A numerical study of nanosecond laser ablation process for semitransparent material was performed. A heat source model using ray tracing is suggested for three-dimensional simulations of laser material processing based on the volume-of-fluid (VOF) method. The model is capable to describe both the ray transmission into the material and the reflections from the material surface. In the computational implementation of the model, a stochastic approach was introduced to avoid the recursive branching of an incident ray into transmitted and reflected rays. Since the ray tracing highly depends on the shape of the target material, proper surface reconstruction method is also considered. For the spatially continuous representation of the free surface of the material, the piecewise linear surface of the VOF method was converted into the level set surface reconstructed by the interpolation of the signed distance function. The applicability of the model was validated by example simulations and experiments on polyimide workpiece with nanosecond laser.

Introduction

When laser is irradiated onto the free surface of a material, it is partially reflected and partially absorbed. The reflected portion of the incident laser beam has not always been considered in the calculation of the laser energy transfer in laser material processing simulations. This is acceptable when the reflected laser beam does not contact the free surface again or the reflectance of the material is sufficiently low. However, in laser material processing, a deep keyhole is typically formed, requiring the reflections inside the keyhole to be carefully considered. It is clear that the effect of reflections is significantly more important for highly reflective materials. However, the Fresnel reflection theory predicts that even a “nonreflecting” material will reflect almost 100% of an incident laser beam at grazing incidence. Ray tracing techniques have been implemented to calculate the effect of reflections [1], [2], [3], [4], [5], [6]. In these techniques, a laser beam consists of a number of rays. Each ray is traced in the simulation domain, and consequently, the total absorbed energy is summed over the entire domain to obtain the energy redistribution of the laser beam.

The refracted portion of the incident laser beam is transmitted into the material and eventually absorbed. If the material can be assumed to be perfectly opaque, it is not transmitted into the material and fully absorbed at the free surface. In this case, it is considered as the surface energy flux boundary condition at the free surface. Although a real material is partially transparent to some degree, the assumption is valid when the penetration depth of the laser beam into the material is sufficiently small. Metals usually satisfy this assumption. However, the absorption of the laser beam energy is not limited to the free surface and volumetric absorption occurs inside a semitransparent material such as polymer. Although a few numerical models describing volumetric absorption in polymer could be found in the literature [7], [8], the authors used predefined volumetric absorption models that do not correctly consider the time-varying shape of the laser-processed region.
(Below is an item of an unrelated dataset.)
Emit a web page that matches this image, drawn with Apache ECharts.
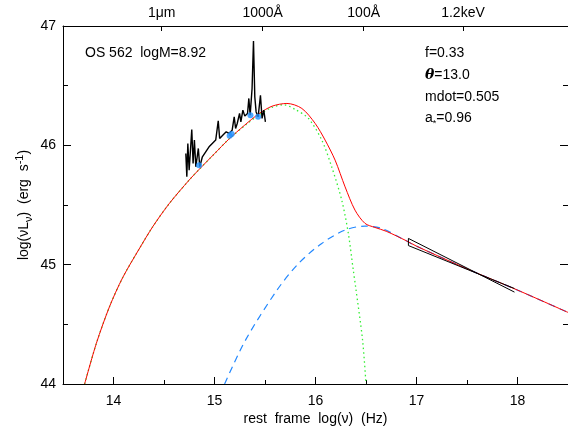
<!DOCTYPE html>
<html>
<head>
<meta charset="utf-8">
<script src="https://cdn.jsdelivr.net/npm/echarts@6/dist/echarts.min.js"></script>
<style>
  html, body { margin: 0; padding: 0; background: #fff; }
  #main { width: 568px; height: 433px; }
</style>
</head>
<body>
<div id="main"></div>
<script>
// 底部和顶部刻度
const xTicks = [14, 15, 16, 17, 18];
const xMinorTicks = [14.5, 15.5, 16.5, 17.5];
const topTickValues = [14.477, 15.477, 16.477, 17.46];
const topTickLabels = ['1μm', '1000Å', '100Å', '1.2keV'];

// 总谱 (红色)
const totalX = [13.714, 13.83, 13.96, 14.09, 14.26, 14.39, 14.55, 14.75, 14.85, 15.0, 15.14, 15.3, 15.44, 15.57, 15.717, 15.865, 15.997, 16.095, 16.194, 16.293, 16.391, 16.49, 16.588, 16.7, 16.9, 17.0, 17.5, 18.0, 18.5];
const totalY = [44.0, 44.34, 44.647, 44.89, 45.14, 45.32, 45.51, 45.71, 45.80, 45.93, 46.05, 46.17, 46.265, 46.328, 46.351, 46.309, 46.183, 46.044, 45.876, 45.652, 45.457, 45.346, 45.312, 45.28, 45.20, 45.155, 44.965, 44.787, 44.6];

// 吸积盘 (绿色点线)
const diskX = [13.714, 13.83, 13.96, 14.09, 14.26, 14.39, 14.55, 14.75, 14.85, 15.0, 15.14, 15.3, 15.44, 15.57, 15.685, 15.8, 15.931, 16.062, 16.16, 16.26, 16.325, 16.374, 16.397, 16.466, 16.5];
const diskY = [44.0, 44.34, 44.647, 44.89, 45.14, 45.32, 45.51, 45.71, 45.80, 45.93, 46.05, 46.165, 46.255, 46.318, 46.34, 46.3, 46.225, 46.044, 45.82, 45.54, 45.262, 44.955, 44.815, 44.368, 44.0];

// 康普顿成分 (蓝色虚线)
const coronaX = [15.10, 15.307, 15.619, 15.833, 16.062, 16.293, 16.49, 16.653, 16.884, 17.0, 17.5, 18.0, 18.5];
const coronaY = [44.0, 44.368, 44.787, 45.011, 45.178, 45.29, 45.323, 45.304, 45.206, 45.155, 44.965, 44.787, 44.6];

// 光学/紫外光谱 (黑色)
const specX = [14.716, 14.726, 14.736, 14.749, 14.762, 14.775, 14.788, 14.801, 14.815, 14.84, 14.854, 14.88, 14.913, 14.946, 14.978, 15.012, 15.037, 15.051, 15.084, 15.116, 15.143, 15.175, 15.195, 15.209, 15.225, 15.248, 15.261, 15.281, 15.3, 15.327, 15.34, 15.353, 15.372, 15.386, 15.399, 15.412, 15.432, 15.455, 15.471, 15.488, 15.504];
const specY = [45.932, 45.736, 46.016, 45.792, 45.96, 46.133, 45.848, 46.044, 45.82, 45.974, 45.82, 45.904, 45.946, 45.988, 46.016, 46.044, 46.205, 46.058, 46.086, 46.113, 46.1, 46.127, 46.239, 46.141, 46.183, 46.267, 46.197, 46.295, 46.245, 46.267, 46.393, 46.253, 46.476, 46.875, 46.406, 46.28, 46.239, 46.42, 46.225, 46.295, 46.197];

// 连续谱测光点 (蓝点)
const photX = [14.847, 15.15, 15.17, 15.356, 15.432];
const photY = [45.834, 46.08, 46.095, 46.253, 46.24];

// X射线 bowtie (上边右端 -> 左上 -> 左下 -> 下边右端)
const bowX = [17.97, 16.92, 16.92, 17.97];
const bowY = [44.77, 45.22, 45.16, 44.80];

const pairs = (xs, ys) => xs.map((x, i) => [x, ys[i]]);

const font = 'Liberation Sans';
const fs = 14;

const chart = echarts.init(document.getElementById('main'));
const option = {
  backgroundColor: '#fff',
  animation: false,
  grid: { left: 63, top: 26, width: 507, height: 358 },
  xAxis: [
    {
      type: 'value', position: 'bottom', min: 13.5, max: 18.5,
      name: 'rest  frame  log(ν)  (Hz)', nameLocation: 'middle', nameGap: 28, nameMoveOverlap: false,
      nameTextStyle: { fontFamily: font, fontSize: fs, color: '#000' },
      axisLine: { show: true, lineStyle: { color: '#000', width: 1 } },
      axisTick: { show: true, inside: true, length: 7, customValues: xTicks, lineStyle: { color: '#000' } },
      axisLabel: { customValues: xTicks, margin: 10, fontFamily: font, fontSize: fs, color: '#000' },
      splitLine: { show: false }
    },
    {
      type: 'value', position: 'bottom', offset: 0, min: 13.5, max: 18.5,
      axisLine: { show: false },
      axisTick: { show: true, inside: true, length: 4, customValues: xMinorTicks, lineStyle: { color: '#000' } },
      axisLabel: { show: false },
      splitLine: { show: false }
    },
    {
      type: 'value', position: 'top', min: 13.5, max: 18.5,
      axisLine: { show: true, lineStyle: { color: '#000', width: 1 } },
      axisTick: { show: true, inside: true, length: 5, customValues: topTickValues, lineStyle: { color: '#000' } },
      axisLabel: {
        customValues: topTickValues, margin: 6, fontFamily: font, fontSize: fs, color: '#000',
        formatter: v => {
          let best = 0;
          topTickValues.forEach((t, i) => { if (Math.abs(t - v) < Math.abs(topTickValues[best] - v)) best = i; });
          return topTickLabels[best];
        }
      },
      splitLine: { show: false }
    }
  ],
  yAxis: [
    {
      type: 'value', position: 'left', min: 44, max: 47, interval: 1,
      name: 'log(νL{s|ν})  (erg  s{p|-1})', nameLocation: 'middle', nameGap: 29, nameRotate: 90,
      nameMoveOverlap: false,
      nameTextStyle: {
        fontFamily: font, fontSize: fs, color: '#000', lineHeight: 20,
        rich: {
          s: { fontFamily: font, fontSize: 11, color: '#000', verticalAlign: 'bottom', lineHeight: 20 },
          p: { fontFamily: font, fontSize: 11, color: '#000', verticalAlign: 'top', lineHeight: 20 }
        }
      },
      axisLine: { show: true, lineStyle: { color: '#000', width: 1 } },
      axisTick: { show: true, inside: true, length: 8, lineStyle: { color: '#000' } },
      minorTick: { show: true, splitNumber: 2, length: 5, lineStyle: { color: '#000' } },
      axisLabel: { margin: 7, fontFamily: font, fontSize: fs, color: '#000' },
      splitLine: { show: false }
    },
    {
      type: 'value', position: 'right', min: 44, max: 47, interval: 1,
      axisLine: { show: true, lineStyle: { color: '#000', width: 1 } },
      axisTick: { show: true, inside: true, length: 8, lineStyle: { color: '#000' } },
      minorTick: { show: true, splitNumber: 2, length: 5, lineStyle: { color: '#000' } },
      axisLabel: { show: false },
      splitLine: { show: false }
    }
  ],
  series: [
    {
      name: 'corona', type: 'line', data: pairs(coronaX, coronaY), showSymbol: false,
      smooth: 0.3, clip: true,
      lineStyle: { color: '#2288ff', width: 1.2, type: [7, 5] }
    },
    {
      name: 'disk', type: 'line', data: pairs(diskX, diskY), showSymbol: false,
      smooth: 0.3, clip: true,
      lineStyle: { color: '#33ee33', width: 1.3, type: [1.5, 3] }
    },
    {
      name: 'total', type: 'line', data: pairs(totalX, totalY), showSymbol: false,
      smooth: 0.3, clip: true,
      lineStyle: { color: '#ff0000', width: 1 }
    },
    {
      name: 'spectrum', type: 'line', data: pairs(specX, specY), showSymbol: false,
      lineStyle: { color: '#000', width: 1.4 }
    },
    {
      name: 'photometry', type: 'scatter', data: pairs(photX, photY), z: 5,
      symbolSize: 6, itemStyle: { color: '#1e90ff' }
    },
    {
      name: 'xray', type: 'line', data: pairs(bowX, bowY), showSymbol: false,
      lineStyle: { color: '#000', width: 1 }
    }
  ],
  graphic: [
    { type: 'text', left: 85, top: 46, style: { text: 'OS 562  logM=8.92', font: fs + 'px ' + font, fill: '#000' } },
    { type: 'text', left: 425, top: 46, style: { text: 'f=0.33', font: fs + 'px ' + font, fill: '#000' } },
    {
      type: 'text', left: 425, top: 68,
      style: {
        text: '{b|θ}=13.0', font: fs + 'px ' + font, fill: '#000',
        rich: { b: { fontFamily: 'DejaVu Serif', fontSize: fs, fontWeight: 'bold', fontStyle: 'italic', fill: '#000' } }
      }
    },
    { type: 'text', left: 425, top: 90, style: { text: 'mdot=0.505', font: fs + 'px ' + font, fill: '#000' } },
    {
      type: 'text', left: 425, top: 111,
      style: {
        text: 'a{s|*}=0.96', font: fs + 'px ' + font, fill: '#000',
        rich: { s: { fontFamily: font, fontSize: 9, verticalAlign: 'bottom', lineHeight: 20, fill: '#000' } }
      }
    }
  ]
};
chart.setOption(option);
</script>
</body>
</html>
Ray tracing highly depends on the geometry of a free surface. Several methods are available for the reconstruction of the free surface in numerical simulations. The level set (LS) method and the volume-of-fluid (VOF) method are the most prominent. The prime advantage of the VOF method over the LS method is its accuracy of the mass calculation, which is important to estimate the amount of material removal in the numerical simulation of laser material processing. The LS method gives smoother representation of the free surface, which is indispensable for the calculation of the reflected/refracted ray direction. Because the VOF and the LS methods are complementary to each other, some methods that couple them have been suggested [9], [10], [11], [12]. However, they are complicated because both the LS advection equation and VOF advection equation need to be solved together. Sun and Tao [13] suggested a simpler method in which only the VOF advection equation needs to be solved. The LS function which is needed for the free surface reconstruction is calculated by geometric operation of the volume fraction data of VOF.

It is difficult to find an integrated 3D simulation model including both the reflection and the volumetric absorption of the transmitted laser beam. Only one of the two is considered in most simulation models. Despite the frequent use of ray tracing in laser energy transfer models, an in-depth discussion of the ray tracing method itself is rarely given. In this study, an integrated model was established for the numerical simulation of laser material processing of a semitransparent material. Both the reflection and the volumetric absorption are considered by means of a ray tracing technique. The discretized signed distance function, a kind of LS function, is applied for ray/surface intersection detection and calculation of the reflected/refracted directions of rays.